Even though the 2012 election is over, the federal lawsuit filed by the Peace & Freedom Party against the California Secretary of State’s decision to bar Peta Lindsay from the party’s presidential primary ballot is still alive. The case has the potential to explore California’s inconsistent behavior on candidate qualifications and ballot access. The case is Peace & Freedom Party v Bowen, eastern district, 2:12-cv-853.
On April 26, U.S. District Court Judge Garland Burrell had refused to order the Secretary of State to place Peta Lindsay on the June 2012 primary ballot. The Secretary of State had refused to put her on the ballot because she is younger than 35 years of age. However, so far, the Judge has not ruled on the Secretary of State’s motion to dismiss the case, which was filed on September 6. In the meantime, the court has said that, assuming the case is not dismissed, discovery is to be completed by July 9, 2013, and a trial will be held on February 11, 2014.

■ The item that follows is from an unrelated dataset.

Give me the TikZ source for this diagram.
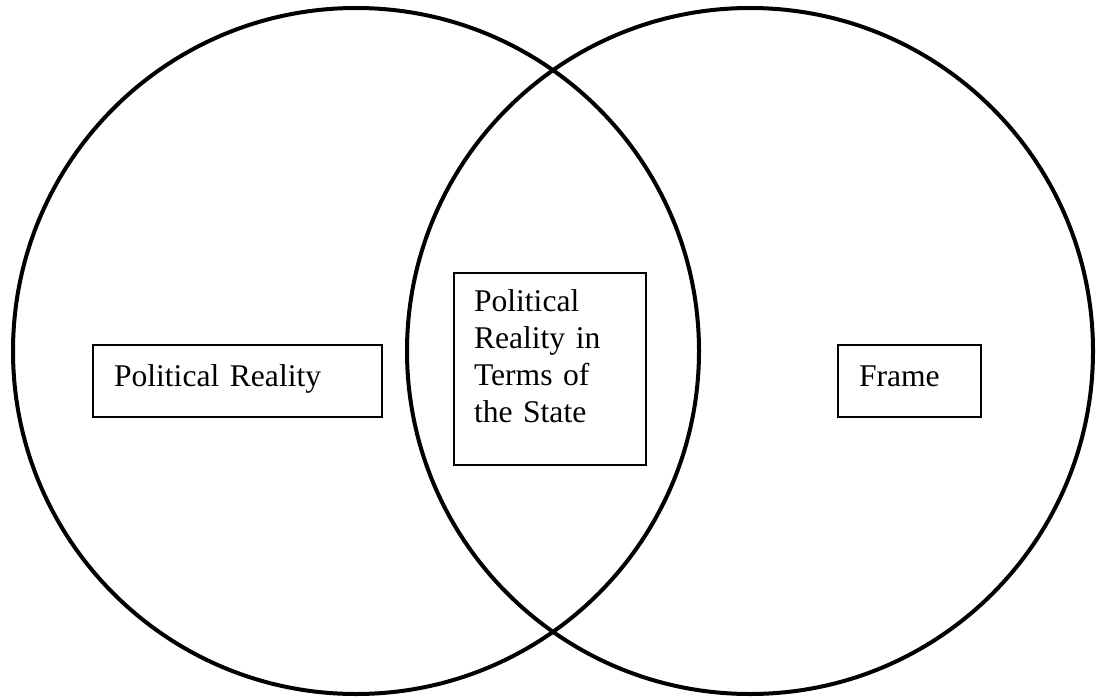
\documentclass[tikz,border=0pt]{standalone}
\usepackage{fontspec}
\setmainfont{Liberation Serif}
\begin{document}
\begin{tikzpicture}[x=1pt, y=-1pt,
		ring/.style={circle, draw=black, line width=4pt, inner sep=0pt, minimum size=686pt},
		textbox/.style={rectangle, draw=black, line width=2pt, anchor=north west, inner ysep=0pt, align=left, font=\fontsize{31.6}{37.3}\selectfont, text height=41pt, text depth=31pt}]
			\useasboundingbox (0,0) rectangle (1102,698);

			\draw (356,351) node (realring) [ring] {};
			\draw (750,351) node (framering) [ring] {};


			\draw (92,344) node (realbox) [textbox, inner xsep=21pt, text width=247pt] {Political Reality};
			\draw (453,272) node (statebox) [textbox, inner xsep=20pt, text width=152pt, text height=38pt, text depth=154pt] {Political\\ Reality in\\ Terms of\\ the State};
			\draw (837,344) node (framebox) [textbox, inner xsep=21pt, text width=101pt] {Frame};

\end{tikzpicture}
\end{document}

Plaintiffs want to explore the Secretary of State’s custom and practice concerning investigation of qualifications of candidates, and the actual decision-making process involved in her decision to rule Lindsay off the ballot. When various individuals have asked the Secretary of State, in the past, to investigate the qualifications of U.S. Senator John McCain and U.S. Senator Barack Obama, when they ran for President in 2008, the Secretary of State took the position that she has no authority to investigate qualifications. The Secretary of State also takes the position that she cannot judge the qualifications of candidates for the state legislature, even when everyone agrees that a particular legislative candidate does not meet the California Constitution’s duration of residency requirement.